Something his wife said she never understood was why her husband was inducted into the Army in July 1944. At the time he was married, had three children and was working at the Tampa Shipyard painting ships for the military.
When he returned home to Venice in December 1945, Driggers continued his career as a painter. A few years later, he had to give it up because he developed an allergy to the paint he was using.
Shortly after the war, Everett and a bunch of his service buddies founded American Legion Post 159 in Venice. They purchased a Quonset hut from the Army Air Force base in Venice and moved it to the post’s present location on the island in the downtown area.
Ironically, the last meeting Everett attended three weeks ago was at the post where he and the other two surviving founders, Dick Rich and Harry Sjoblen, were recognized for their decades of support. He did not live out the month after attending that meeting.
When Everett returned from battle almost six decades ago, he began his post war career as a painter. A few years later he became the manager of Taylor Hardware and Paint on West Venice Avenue, where the Paper Pad is today.

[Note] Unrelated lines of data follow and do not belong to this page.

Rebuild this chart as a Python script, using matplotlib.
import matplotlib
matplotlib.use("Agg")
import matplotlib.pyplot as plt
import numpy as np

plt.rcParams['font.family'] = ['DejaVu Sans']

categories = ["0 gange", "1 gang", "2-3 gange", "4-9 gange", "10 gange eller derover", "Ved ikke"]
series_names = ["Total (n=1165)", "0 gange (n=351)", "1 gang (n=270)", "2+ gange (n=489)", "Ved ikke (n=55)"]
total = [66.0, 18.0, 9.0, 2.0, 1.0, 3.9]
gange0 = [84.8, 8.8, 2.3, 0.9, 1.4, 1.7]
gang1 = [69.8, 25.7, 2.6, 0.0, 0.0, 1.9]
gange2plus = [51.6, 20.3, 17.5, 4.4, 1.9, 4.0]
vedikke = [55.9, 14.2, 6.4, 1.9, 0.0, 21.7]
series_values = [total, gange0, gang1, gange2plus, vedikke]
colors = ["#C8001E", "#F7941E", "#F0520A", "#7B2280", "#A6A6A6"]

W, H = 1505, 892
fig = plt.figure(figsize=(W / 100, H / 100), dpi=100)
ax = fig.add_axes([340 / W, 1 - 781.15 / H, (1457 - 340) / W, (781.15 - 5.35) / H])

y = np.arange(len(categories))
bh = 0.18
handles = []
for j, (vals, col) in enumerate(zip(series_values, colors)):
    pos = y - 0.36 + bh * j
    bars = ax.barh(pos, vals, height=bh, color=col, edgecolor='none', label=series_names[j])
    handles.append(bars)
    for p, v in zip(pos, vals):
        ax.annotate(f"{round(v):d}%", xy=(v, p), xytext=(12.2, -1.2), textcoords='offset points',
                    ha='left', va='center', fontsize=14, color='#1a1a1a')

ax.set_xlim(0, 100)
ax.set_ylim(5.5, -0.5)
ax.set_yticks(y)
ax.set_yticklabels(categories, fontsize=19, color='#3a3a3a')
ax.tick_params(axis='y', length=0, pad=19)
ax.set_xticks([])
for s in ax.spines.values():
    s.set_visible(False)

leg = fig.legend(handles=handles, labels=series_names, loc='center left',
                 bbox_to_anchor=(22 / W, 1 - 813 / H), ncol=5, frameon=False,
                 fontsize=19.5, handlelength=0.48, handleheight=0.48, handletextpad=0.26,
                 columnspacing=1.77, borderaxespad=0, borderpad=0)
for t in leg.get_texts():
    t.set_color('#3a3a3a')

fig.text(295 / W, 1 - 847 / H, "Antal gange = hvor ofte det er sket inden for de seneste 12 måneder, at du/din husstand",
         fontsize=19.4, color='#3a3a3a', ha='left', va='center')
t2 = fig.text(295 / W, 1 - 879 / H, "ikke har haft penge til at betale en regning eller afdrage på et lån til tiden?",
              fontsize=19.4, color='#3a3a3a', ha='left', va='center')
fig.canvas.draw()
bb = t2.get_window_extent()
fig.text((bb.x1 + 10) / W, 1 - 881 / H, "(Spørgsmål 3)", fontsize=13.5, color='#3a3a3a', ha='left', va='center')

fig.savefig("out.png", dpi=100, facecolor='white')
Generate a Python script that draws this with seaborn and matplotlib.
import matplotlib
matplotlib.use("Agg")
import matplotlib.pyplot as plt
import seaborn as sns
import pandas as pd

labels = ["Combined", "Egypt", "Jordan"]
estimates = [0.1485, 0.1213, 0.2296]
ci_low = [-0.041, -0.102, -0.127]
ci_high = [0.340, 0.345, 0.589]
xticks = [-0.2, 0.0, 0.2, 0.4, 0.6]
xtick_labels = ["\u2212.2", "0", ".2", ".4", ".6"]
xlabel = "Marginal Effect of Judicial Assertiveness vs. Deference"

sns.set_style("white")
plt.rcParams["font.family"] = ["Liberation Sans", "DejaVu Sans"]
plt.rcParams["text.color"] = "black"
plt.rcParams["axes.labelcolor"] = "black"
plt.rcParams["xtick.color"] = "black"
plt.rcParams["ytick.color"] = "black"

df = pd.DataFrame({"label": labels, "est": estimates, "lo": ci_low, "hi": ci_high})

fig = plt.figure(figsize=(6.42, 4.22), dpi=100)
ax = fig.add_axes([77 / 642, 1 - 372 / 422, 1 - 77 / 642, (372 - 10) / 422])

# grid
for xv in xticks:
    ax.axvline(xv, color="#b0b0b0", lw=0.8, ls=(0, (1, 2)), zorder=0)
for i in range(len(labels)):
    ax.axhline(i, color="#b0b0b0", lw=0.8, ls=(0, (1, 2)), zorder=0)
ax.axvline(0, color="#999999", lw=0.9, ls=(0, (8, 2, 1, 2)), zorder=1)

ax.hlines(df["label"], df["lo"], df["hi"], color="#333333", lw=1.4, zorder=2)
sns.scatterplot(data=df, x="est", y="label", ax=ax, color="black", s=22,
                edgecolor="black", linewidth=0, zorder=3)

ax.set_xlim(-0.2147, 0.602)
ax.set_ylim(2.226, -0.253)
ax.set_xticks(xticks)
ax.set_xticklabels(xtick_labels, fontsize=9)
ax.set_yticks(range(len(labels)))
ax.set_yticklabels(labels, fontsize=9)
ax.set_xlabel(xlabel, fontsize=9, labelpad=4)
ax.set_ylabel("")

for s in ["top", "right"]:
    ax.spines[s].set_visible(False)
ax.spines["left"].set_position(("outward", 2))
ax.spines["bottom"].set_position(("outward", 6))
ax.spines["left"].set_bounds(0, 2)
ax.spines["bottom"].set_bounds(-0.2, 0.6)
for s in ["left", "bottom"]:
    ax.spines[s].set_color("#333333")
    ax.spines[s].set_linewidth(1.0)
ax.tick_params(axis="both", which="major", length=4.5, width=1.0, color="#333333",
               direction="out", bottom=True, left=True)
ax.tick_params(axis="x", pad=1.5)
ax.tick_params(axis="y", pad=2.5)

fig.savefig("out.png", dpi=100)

In 1965, the Laurel Post Office became a reality. He was appointed the postmaster at Laurel, a position he would hold until his retirement in 1985. His proclamation to become postmaster was signed by President Lyndon Johnson.
“He loved this area. He fought for Laurel every way he knew how to fight,” Henrietta said. “They were going to close the post office at one point, but he and his post office customers fought the closing and the doors stayed open.”
One of the things his family is most proud of is the house he half finished before he went to war. It’s a wood frame home across the street from where Henrietta lives today.
Everett built the home by himself with nothing but unpowered hand tools because that’s all he could afford to work with back then. The home has paneled pine walls and furniture he made. It included chests of drawers that coverted into desks for his brood of school-age children, beds with storage drawers underneath and all kinds of cabinets and storage areas throughout the house.
“One of the stories he told often was many times on his way home from work he wanted to buy a good, cold Coke so bad, but a Coke cost a nickel. For a nickel he could also buy a pound of nails for his house. The pound of nails would win,” Henrietta said.
Father and sons
What Charles remembers best about his dad when he was growing up were the walks they would take.
“Just about every Sunday afternoon we’d walk down the railroad tracks for a couple of miles,” he said. “He’d talk about nature and all that. I really enjoyed those Sunday walks.”
Somewhere along the way, “He told me, ‘I don’t want you to be a ground pounder like I was in World War II.’ I took his advice and joined the Air Force.”
Charles spent six years in the service during the Vietnam War. He and his family now live in Brigham City, Utah.
Tim was Henrietta’s son by a first marriage, he was Everett’s stepson.
“I considered him dad,” Tim said the other day. “He was a great husband to my mother, a great father to me and a wonderful grandfather to my kids.”
Although Tim didn’t see combat like his stepfather, he spent 22 years in the Marine Corps and retired in 1999 as a Marine sergeant major, the highest ranking enlisted man in the Corps.
“I understand the significance of the Combat Infantry Badge my dad received,” Tim said. “He loved his country and he served it proudly. He was always very proud of Company K. It was never about what Everett Driggers did during the war, but always about what his unit did.”
Stacked with mementos from his life is a small, dark-colored plaque mounted on a shield-shaped blond board. It reads:
“Everett Driggers, Thank you for 60 years of faithful service to our Lord and our Savior Jesus Christ, First Baptist Church, Venice, Fla., April 11, 1999.”
“I don’t know anyone who didn’t love and respect Everett Driggers,” his wife said. “There was not a more honorable man. He didn’t do big flashy things. He was a quiet man who did what was right no matter what.”